Sur le plan idéologique, le ministre, qui continue à utiliser sa moto et n’hésite pas à jouer des médias, est loin d’être un dangereux gauchiste, même s’il aime à se dire «marxiste occasionnel ou libertaire».
Pourtant, dans son action et ses propos, Varoufakis se montre un économiste classiquement keynésien. Pour preuve, il est l'auteur avec Stuart Holland et James K.Galbraith de Modeste proposition pour sauver la zone euro, qui a été préfacé en France par Michel Rocard. Dans ce livre, ils proposent «de financer par un outil financier commun des travaux d'infrastructures permettant un rattrapage des pays les moins développés».
A propos de la crise grecque, il estime que la dette de son pays est insoutenable et que la politique d’austérité imposée à son pays est contre-productive. Ce que quasi tous les économistes affirment. «Ce qu'ils sont prêts à te donner, ce sont des cordes pour te pendre (extension, rééchelonnement plus souple des paiements). Tu dois les refuser et demander à la place une échelle sur laquelle ils pourront eux aussi grimper», avait-il écrit à son prédécesseur de droite. Aujourd’hui, gouverneur de la banque de Grèce rappelait Le Monde.
«La Grèce n’a rien à perdre»
«En 2010, la Grèce s'est retrouvée en faillite, expliquait-il au Monde la veille du scrutin législatif. Et l'Europe a prétendu que ce n'était pas le cas et qu'il s'agissait d'un problème de liquidités. l'Europe a mis en place le plus grand prêt de l'Histoire à un pays en faillite, en nous demandant de faire des coupes budgétaires. Cela ne pouvait pas bien se finir.»
Une position sur laquelle il n'a jamais varié, malgré toutes les concessions qu'il a présentées devant les «institutions», à savoir les créditeurs du pays. Yanis Varoufakis défend l'idée d'une solidarité interne à l'UE qui serait le pendant logique du pacte budgétaire. Ses idées sont évidemment à l'exact opposé de celles de Wolfgang Schäuble et de sa vision morale de l'économie. Yanis Varoufakis défend une vision pragmatique et réaliste, notait Romaric Godin dans La Tribune. Journal dans lequel il disait avant d'être élu: «La Grèce n’a rien à perdre.»
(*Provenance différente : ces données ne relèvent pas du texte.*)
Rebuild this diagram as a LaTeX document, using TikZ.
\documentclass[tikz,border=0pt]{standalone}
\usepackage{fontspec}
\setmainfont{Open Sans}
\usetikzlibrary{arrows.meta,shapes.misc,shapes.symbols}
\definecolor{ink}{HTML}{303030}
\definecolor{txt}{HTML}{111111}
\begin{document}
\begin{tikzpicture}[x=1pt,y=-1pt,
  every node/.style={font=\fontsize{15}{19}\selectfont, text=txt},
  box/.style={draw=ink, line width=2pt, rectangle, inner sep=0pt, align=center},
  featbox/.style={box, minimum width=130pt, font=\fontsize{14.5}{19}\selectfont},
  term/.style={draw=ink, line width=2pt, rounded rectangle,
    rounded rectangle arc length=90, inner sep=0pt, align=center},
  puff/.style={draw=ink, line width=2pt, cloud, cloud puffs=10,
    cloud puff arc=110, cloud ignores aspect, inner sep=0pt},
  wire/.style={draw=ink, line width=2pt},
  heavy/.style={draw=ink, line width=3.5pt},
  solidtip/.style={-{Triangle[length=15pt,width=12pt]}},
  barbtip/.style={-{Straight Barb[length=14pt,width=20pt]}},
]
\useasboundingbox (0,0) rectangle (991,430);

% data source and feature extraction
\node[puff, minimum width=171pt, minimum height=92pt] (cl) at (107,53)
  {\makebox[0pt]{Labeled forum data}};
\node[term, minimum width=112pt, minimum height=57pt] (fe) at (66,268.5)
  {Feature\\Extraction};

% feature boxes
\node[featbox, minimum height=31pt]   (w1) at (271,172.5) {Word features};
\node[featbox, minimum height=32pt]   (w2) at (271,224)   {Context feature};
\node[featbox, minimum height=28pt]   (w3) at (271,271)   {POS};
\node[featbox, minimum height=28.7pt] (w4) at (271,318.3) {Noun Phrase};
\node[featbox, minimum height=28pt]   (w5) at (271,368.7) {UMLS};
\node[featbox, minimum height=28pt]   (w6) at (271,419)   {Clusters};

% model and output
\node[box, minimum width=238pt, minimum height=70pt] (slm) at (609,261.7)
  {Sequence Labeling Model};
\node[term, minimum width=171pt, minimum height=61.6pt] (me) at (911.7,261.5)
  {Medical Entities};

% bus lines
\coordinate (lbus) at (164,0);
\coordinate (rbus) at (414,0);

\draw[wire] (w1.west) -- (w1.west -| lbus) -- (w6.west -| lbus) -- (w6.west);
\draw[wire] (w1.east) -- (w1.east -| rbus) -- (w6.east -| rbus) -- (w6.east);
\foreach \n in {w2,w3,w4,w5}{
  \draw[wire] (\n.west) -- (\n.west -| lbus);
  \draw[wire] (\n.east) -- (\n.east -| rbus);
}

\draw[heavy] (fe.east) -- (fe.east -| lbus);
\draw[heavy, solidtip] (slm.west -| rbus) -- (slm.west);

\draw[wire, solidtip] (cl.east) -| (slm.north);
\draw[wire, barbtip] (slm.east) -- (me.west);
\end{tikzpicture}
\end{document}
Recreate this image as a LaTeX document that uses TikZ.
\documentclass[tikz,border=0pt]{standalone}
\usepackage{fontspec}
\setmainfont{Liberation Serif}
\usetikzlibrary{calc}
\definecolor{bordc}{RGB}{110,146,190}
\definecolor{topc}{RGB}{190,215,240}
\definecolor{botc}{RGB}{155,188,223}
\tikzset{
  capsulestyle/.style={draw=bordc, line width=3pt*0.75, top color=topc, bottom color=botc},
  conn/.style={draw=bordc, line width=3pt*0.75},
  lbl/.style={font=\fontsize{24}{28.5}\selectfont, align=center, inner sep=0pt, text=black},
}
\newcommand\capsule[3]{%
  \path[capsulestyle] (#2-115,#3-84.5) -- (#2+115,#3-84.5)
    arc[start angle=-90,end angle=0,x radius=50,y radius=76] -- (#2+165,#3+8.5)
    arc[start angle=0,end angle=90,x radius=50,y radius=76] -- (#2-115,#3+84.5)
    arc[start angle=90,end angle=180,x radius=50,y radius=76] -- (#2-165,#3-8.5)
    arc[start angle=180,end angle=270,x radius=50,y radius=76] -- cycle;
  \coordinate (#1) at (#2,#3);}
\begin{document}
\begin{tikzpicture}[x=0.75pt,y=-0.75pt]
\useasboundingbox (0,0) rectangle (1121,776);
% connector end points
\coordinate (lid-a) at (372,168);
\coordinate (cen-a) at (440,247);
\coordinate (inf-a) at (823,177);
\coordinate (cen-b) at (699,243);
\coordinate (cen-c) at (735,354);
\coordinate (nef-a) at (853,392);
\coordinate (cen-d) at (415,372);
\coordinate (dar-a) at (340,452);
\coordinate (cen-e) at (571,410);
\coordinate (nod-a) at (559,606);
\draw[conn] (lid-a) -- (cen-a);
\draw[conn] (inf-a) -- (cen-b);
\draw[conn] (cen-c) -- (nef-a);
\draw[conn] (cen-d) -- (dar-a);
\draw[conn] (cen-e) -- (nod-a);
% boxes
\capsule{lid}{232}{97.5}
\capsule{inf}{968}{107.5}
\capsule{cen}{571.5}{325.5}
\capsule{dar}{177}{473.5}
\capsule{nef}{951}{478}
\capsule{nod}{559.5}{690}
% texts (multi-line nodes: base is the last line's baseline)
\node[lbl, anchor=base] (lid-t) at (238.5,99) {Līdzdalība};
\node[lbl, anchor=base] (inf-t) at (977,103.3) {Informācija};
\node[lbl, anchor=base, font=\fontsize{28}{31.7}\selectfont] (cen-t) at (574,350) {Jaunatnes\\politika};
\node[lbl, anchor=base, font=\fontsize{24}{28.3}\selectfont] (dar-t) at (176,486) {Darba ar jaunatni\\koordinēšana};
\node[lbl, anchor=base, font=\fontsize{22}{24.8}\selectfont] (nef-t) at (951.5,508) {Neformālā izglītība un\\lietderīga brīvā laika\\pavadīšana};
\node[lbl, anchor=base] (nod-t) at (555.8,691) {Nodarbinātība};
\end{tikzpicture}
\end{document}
Il avait réussi à se rendre insupportable aux yeux de ses collègues européens. Au point que pour arranger les choses, Alexis Tsipras l'avait un temps mis sur la touche lors des séances de négociations. Il avait alors donné son opinion, citant Roosevelt, en pleine politique du New Deal, via un tweet dont voici la traduction «Franklin Delano Roosevelt, 1936: "Ils sont unanimes de leur haine pour moi, et je salue leur haine." Une citation proche de mon cœur (& de la réalité) ces jours-ci.»
FDR, 1936: "They are unanimous in their hate for me; and I welcome their hatred." A quotation close to my heart (& reality) these days
FDR, 1936: "They are unanimous in their hate for me; and I welcome their hatred." A quotation close to my heart (& reality) these days
— Yanis Varoufakis (@yanisvaroufakis) April 26, 2015
Une position partagée par le prix Nobel Paul Krugman pour qui les Européens«ont fait à Tsipras une offre qu'il ne pouvait pas accepter, et l'ont sans doute fait sciemment.» D'après l'économiste, qui s'exprime sur son blog du New York Times, «l'ultimatum (des créanciers) était une stratégie pour remplacer le gouvernement grec», qui appelle à rejeter les conditions de ces derniers.